Questions for Discussion:
- What is Jesus saying by using in the world, of the world, and into the world? Contrast His meaning of the world with His use of in you name. How does the Father keeping us in His name protect us from being in the world and of the world?
- How is Jesus glorified in His people [10]? What role can you play in Christ being glorified in you? Make this part of your daily morning prayers that Christ be glorified in you this day.

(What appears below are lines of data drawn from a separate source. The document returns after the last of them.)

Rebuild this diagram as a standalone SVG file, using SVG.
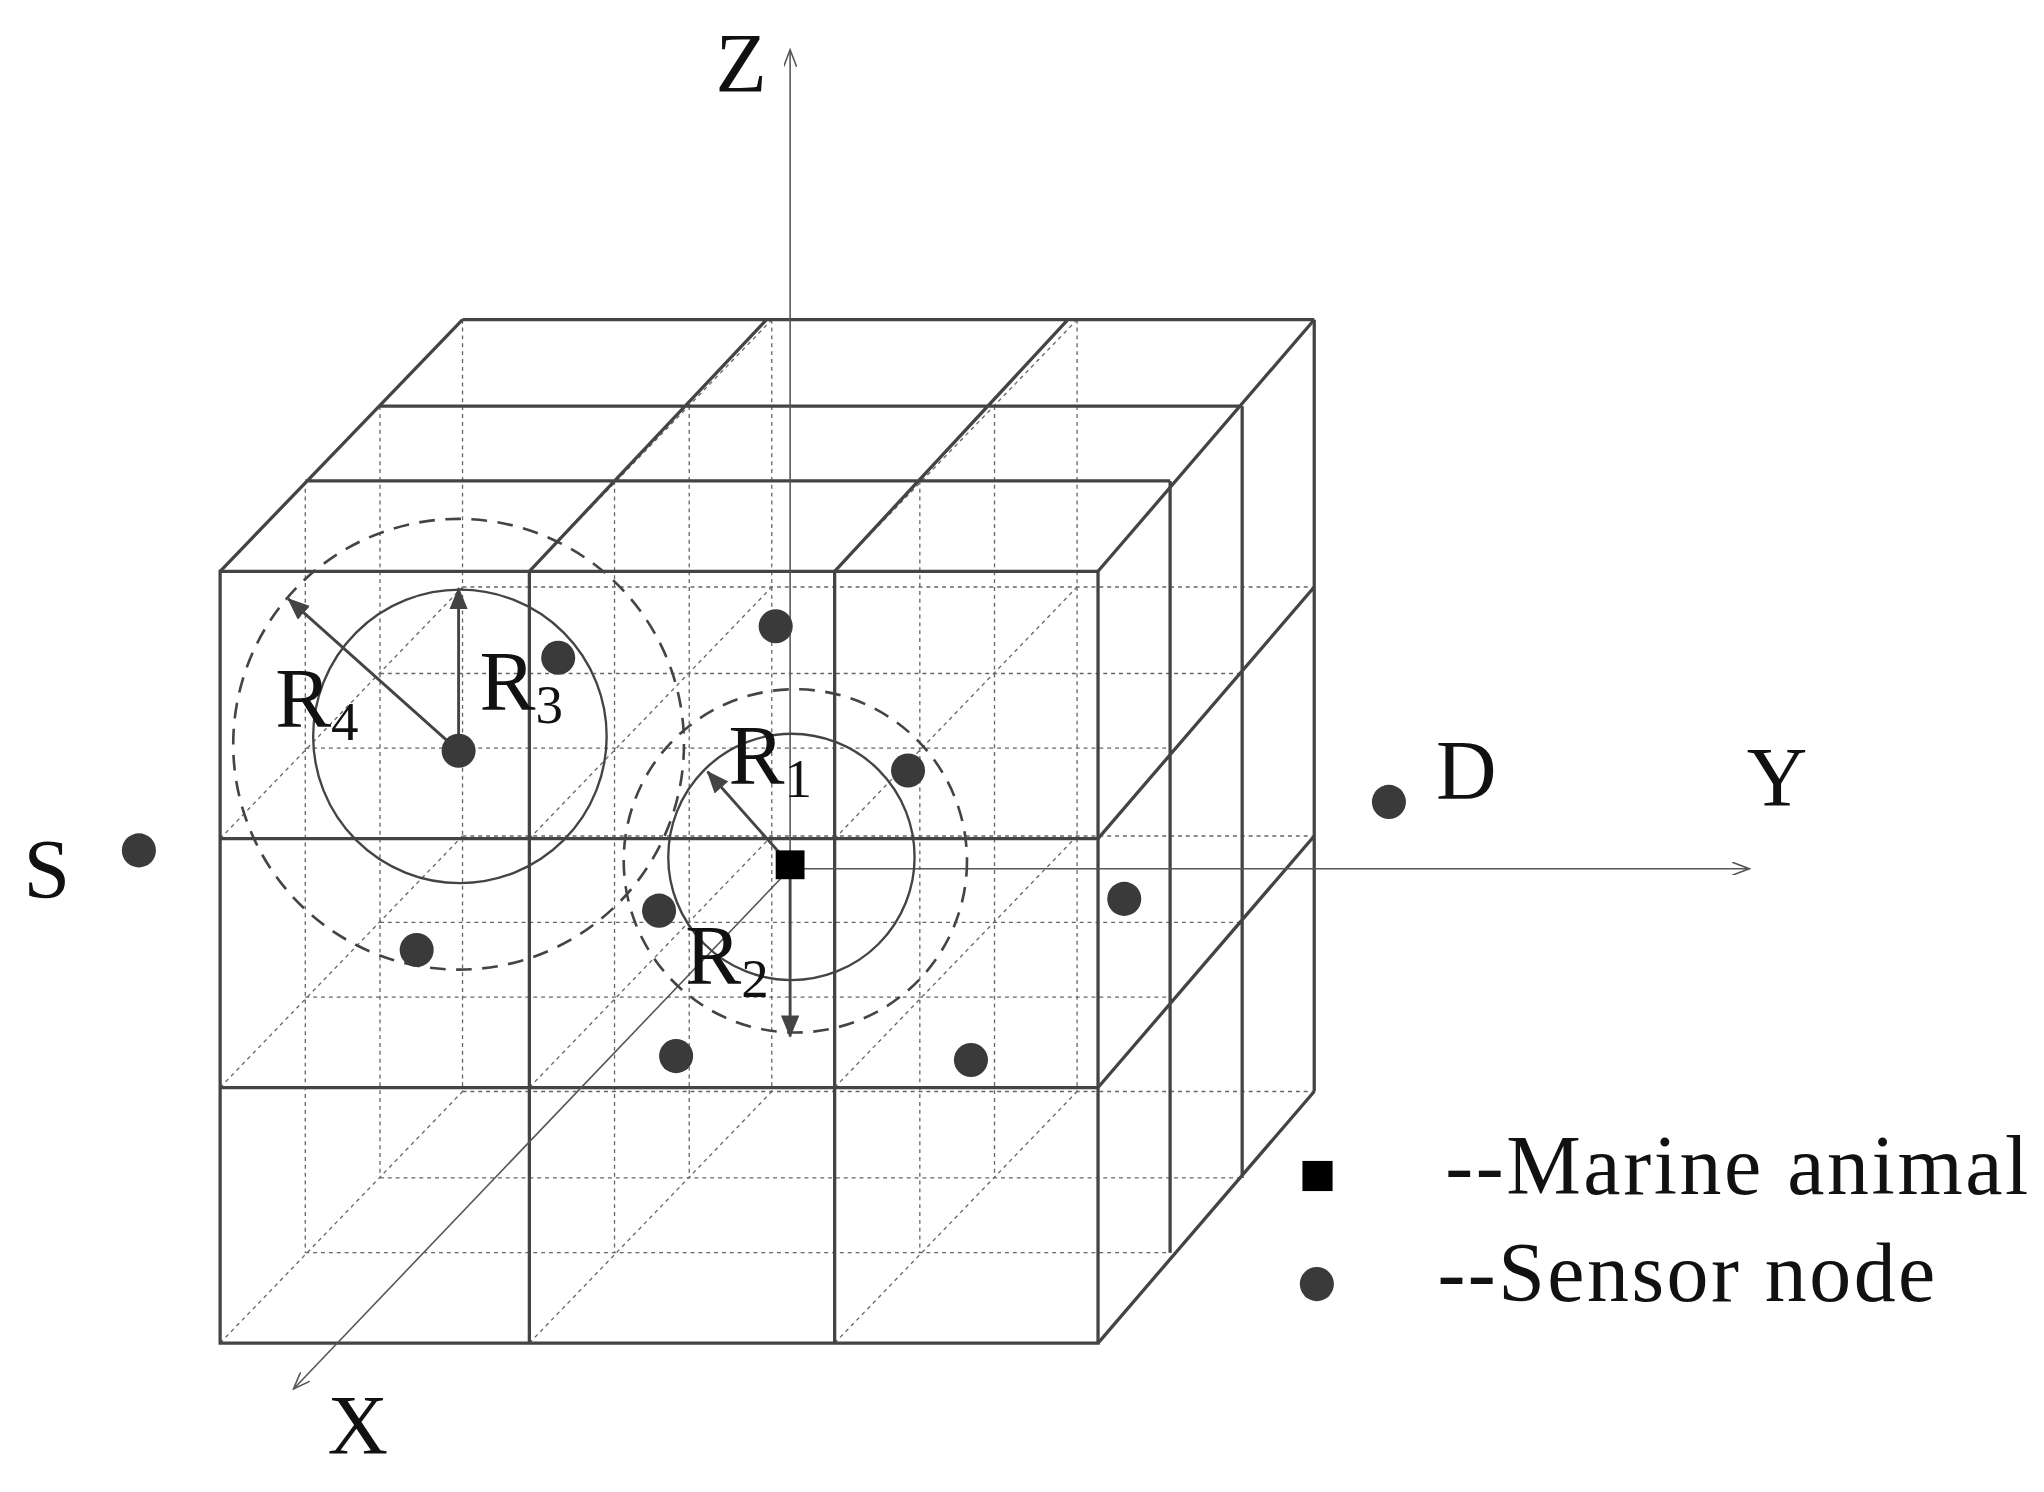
<svg xmlns="http://www.w3.org/2000/svg" width="2044" height="1492" viewBox="0 0 2044 1492">
<style>
.s{stroke:#444;stroke-width:2.5;fill:none}
.h{stroke:#666;stroke-width:1;fill:none;stroke-dasharray:3 3}
.ax{stroke:#555;stroke-width:1.2;fill:none}
.c{stroke:#444;stroke-width:1.8;fill:none}
.d{stroke:#444;stroke-width:2;fill:none;stroke-dasharray:12 8}
.ar{stroke:#444;stroke-width:2.2;fill:none}
.dot{fill:#3a3a3a}
text{font-family:"Liberation Serif",serif;fill:#111}
.t{font-size:64px}
.sub{font-size:42px}
</style>
<defs>
<marker id="open" markerWidth="14" markerHeight="10" refX="13" refY="5" orient="auto" markerUnits="userSpaceOnUse"><path d="M0 0 L13 5 L0 10" fill="none" stroke="#555" stroke-width="1.2"/></marker>
<marker id="fill" markerWidth="18" markerHeight="14" refX="16" refY="7" orient="auto" markerUnits="userSpaceOnUse"><path d="M0 0 L17 7 L0 14 z" fill="#444"/></marker>
</defs>
<rect width="2044" height="1492" fill="#fff"/>
<g transform="scale(1.3103)">
<g id="grid">
<path class="h" d="M233 367V956M469 367V956M702 367V956M893 367V956M290 310V899M526 310V899M759 310V899M948 310V899M353 244V833M589 244V833M822 244V833M1003 244V833M233 367H893M233 571H893M233 761H893M233 956H893M290 310H948M290 514H948M290 704H948M290 899H948M353 244H1003M353 448H1003M353 638H1003M353 833H1003"/>
<path class="h" d="M168 436l185 -192M404 436l185 -192M637 436l185 -192M168 640l185 -192M404 640l185 -192M637 640l185 -192M168 830l185 -192M404 830l185 -192M637 830l185 -192M168 1025l185 -192M404 1025l185 -192M637 1025l185 -192"/>
<path class="s" d="M168 436H838V1025H168ZM404 436V1025M637 436V1025M168 640H838M168 830H838"/>
<path class="s" d="M168 436l185 -192M404 436l181 -192M637 436l178 -192M838 436l165 -192M233 367H893M290 310H948M353 244H1003"/>
<path class="s" d="M838 640l165 -192M838 830l165 -192M838 1025l165 -192M893 367V956M948 310V899M1003 244V833"/>
</g>
<g id="connectors">
<line class="ax" x1="603" y1="663" x2="603" y2="38" marker-end="url(#open)"/>
<line class="ax" x1="603" y1="663" x2="1335" y2="663" marker-end="url(#open)"/>
<line class="ax" x1="603" y1="663" x2="224" y2="1060" marker-end="url(#open)"/>
<circle class="c" cx="351" cy="562" r="112"/>
<circle class="d" cx="350" cy="568" r="172"/>
<circle class="c" cx="604" cy="654" r="94"/>
<circle class="d" cx="607" cy="657" r="131"/>
<line class="ar" x1="350" y1="573" x2="220" y2="457" marker-end="url(#fill)"/>
<line class="ar" x1="350" y1="573" x2="350" y2="449" marker-end="url(#fill)"/>
<line class="ar" x1="603" y1="660" x2="540" y2="589" marker-end="url(#fill)"/>
<line class="ar" x1="603" y1="660" x2="603" y2="791" marker-end="url(#fill)"/>
</g>
<g id="nodes">
<rect id="animal" x="592" y="649" width="22" height="22" fill="#000"/>
<circle class="dot" cx="592" cy="478" r="13"/>
<circle class="dot" cx="426" cy="502" r="13"/>
<circle class="dot" cx="350" cy="573" r="13"/>
<circle class="dot" cx="693" cy="588" r="13"/>
<circle class="dot" cx="503" cy="695" r="13"/>
<circle class="dot" cx="318" cy="725" r="13"/>
<circle class="dot" cx="858" cy="686" r="13"/>
<circle class="dot" cx="516" cy="806" r="13"/>
<circle class="dot" cx="741" cy="809" r="13"/>
<circle id="S" class="dot" cx="106" cy="649" r="13"/>
<circle id="D" class="dot" cx="1060" cy="612" r="13"/>
</g>
<g id="labels">
<text class="t" x="546" y="70">Z</text>
<text class="t" x="1333" y="615">Y</text>
<text class="t" x="250" y="1110">X</text>
<text class="t" x="18" y="685">S</text>
<text class="t" x="1096" y="610">D</text>
<text class="t" x="210" y="555">R<tspan class="sub" dy="10">4</tspan></text>
<text class="t" x="366" y="542">R<tspan class="sub" dy="10">3</tspan></text>
<text class="t" x="556" y="598">R<tspan class="sub" dy="10">1</tspan></text>
<text class="t" x="523" y="751">R<tspan class="sub" dy="10">2</tspan></text>
</g>
<g id="legend">
<rect x="994" y="886" width="23" height="23" fill="#000"/>
<circle class="dot" cx="1005" cy="980" r="13"/>
<text class="t" x="1103" y="911" textLength="445">--Marine animal</text>
<text class="t" x="1097" y="993" textLength="380">--Sensor node</text>
</g>
</g>
</svg>
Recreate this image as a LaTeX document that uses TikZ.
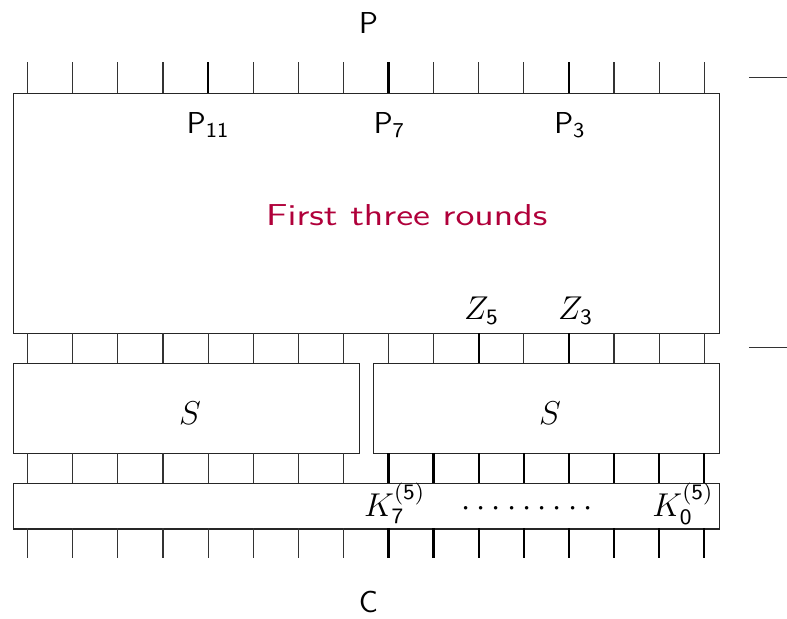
\documentclass[tikz,border=0pt]{standalone}
\usepackage{fontspec}
\usepackage{graphicx}
\definecolor{alertred}{RGB}{176,0,58}
\newcommand\onedot{{\cdot}\kern2.23pt}
\begin{document}
\begin{tikzpicture}[x=0.3636pt,y=-0.3636pt,
  box/.style={draw=black!85, line width=0.4pt, inner sep=0pt, anchor=north west},
  thinwire/.style={line width=0.4pt, draw=black!80},
  thickwire/.style={line width=0.8pt, draw=black},
  lbl/.style={font=\fontsize{11}{13}\selectfont\sffamily, inner sep=0pt},
  mlbl/.style={font=\fontsize{12}{14}\selectfont\sffamily, inner sep=0pt},
  redlbl/.style={font=\fontsize{11}{13}\selectfont\sffamily, text=alertred, inner sep=0pt},
]
\useasboundingbox (0,0) rectangle (787,618);

% boxes
\node[box, minimum width=256.9pt, minimum height=87.3pt] (rounds) at (12.7,93) {};
\node[box, minimum width=125.8pt, minimum height=32.8pt] (sleft) at (12.7,363) {};
\node[box, minimum width=125.8pt, minimum height=32.8pt] (sright) at (373.3,363) {};
\node[box, minimum width=256.9pt, minimum height=16.4pt] (key) at (12.7,483.3) {};

% wires
\foreach \i in {0,...,15}{
  \pgfmathsetmacro\xx{27.7+45.1*\i}
  % top
  \ifnum\i=4 \def\st{thickwire}\else\ifnum\i=8 \def\st{thickwire}\else\ifnum\i=12 \def\st{thickwire}\else\def\st{thinwire}\fi\fi\fi
  \draw[\st] (\xx,62) -- (\xx,93);
  % middle
  \ifnum\i=10 \def\st{thickwire}\else\ifnum\i=12 \def\st{thickwire}\else\def\st{thinwire}\fi\fi
  \draw[\st] (\xx,333) -- (\xx,363);
  % below S and bottom
  \ifnum\i>7 \def\st{thickwire}\else\def\st{thinwire}\fi
  \draw[\st] (\xx,453.3) -- (\xx,483.3);
  \draw[\st] (\xx,528.3) -- (\xx,558.3);
}

% side marks
\coordinate (m1a) at (749,77.7);
\coordinate (m1b) at (787,77.7);
\coordinate (m2a) at (749,347.7);
\coordinate (m2b) at (787,347.7);
\draw[thinwire] (m1a) -- (m1b);
\draw[thinwire] (m2a) -- (m2b);

% labels
\node[lbl, anchor=base] (ptxt) at (368.5,33) {P};
\node[lbl, anchor=base] (ctxt) at (368.3,612) {C};
\node[lbl, anchor=base] (p11) at (208.3,133.3) {P$_{\mathsf{11}}$};
\node[lbl, anchor=base] (p7) at (389.5,133.3) {P$_{\mathsf{7}}$};
\node[lbl, anchor=base] (p3) at (570,133.3) {P$_{\mathsf{3}}$};
\node[redlbl, anchor=base] (title) at (406.7,225) {\scalebox{1.28}[1]{First three rounds}};
\node[mlbl, anchor=base] (z5) at (481.7,319.3) {$Z_{\mathsf{5}}$};
\node[mlbl, anchor=base] (z3) at (575.7,319.3) {$Z_{\mathsf{3}}$};
\node[mlbl, anchor=base] (s1) at (190,424) {$S$};
\node[mlbl, anchor=base] (s2) at (550,424) {$S$};
\node[mlbl, anchor=base] (k7) at (394.7,516.3) {$K_{\mathsf{7}}^{\mathsf{(5)}}$};
\node[mlbl, anchor=base] (k0) at (683,516.3) {$K_{\mathsf{0}}^{\mathsf{(5)}}$};
\node[mlbl, anchor=base] (dots) at (527,516.3) {$\onedot\onedot\onedot\onedot\onedot\onedot\onedot\onedot{\cdot}$};
\end{tikzpicture}
\end{document}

- Phillips describes six marks of the church in Jesus’ prayer: joy, holy, truth, mission, unity, love. No local church exhibits these six marks perfectly, but evaluate your church according to theses six marks. What are your church’s strengths; her weaknesses? What can you do as a member of your local church to help her better exhibit these marks? For example, how can you be a more joyful person in church? Use these six marks as the basis for your prayers for your church.
- What does sanctify mean? What is Jesus praying for when He prays: Sanctify them in the truth [17]? What is the relationship between sanctify, truth and word? Phillips writes: “The great need of our time is for churches and Christians to be devoted to the study, belief, and practice of Holy Scripture.” Do you agree with Phillips? If you do, then devote yourself to the study, belief, and practice of God’s Word.
References:
The Gospel According to John, D. A. Carson, Eerdmans.
The Message of John, Bruce Milne, Inter Varsity Press (ebook format).
John, vol. 2, Richard Phillips, REC, P&R Publishing.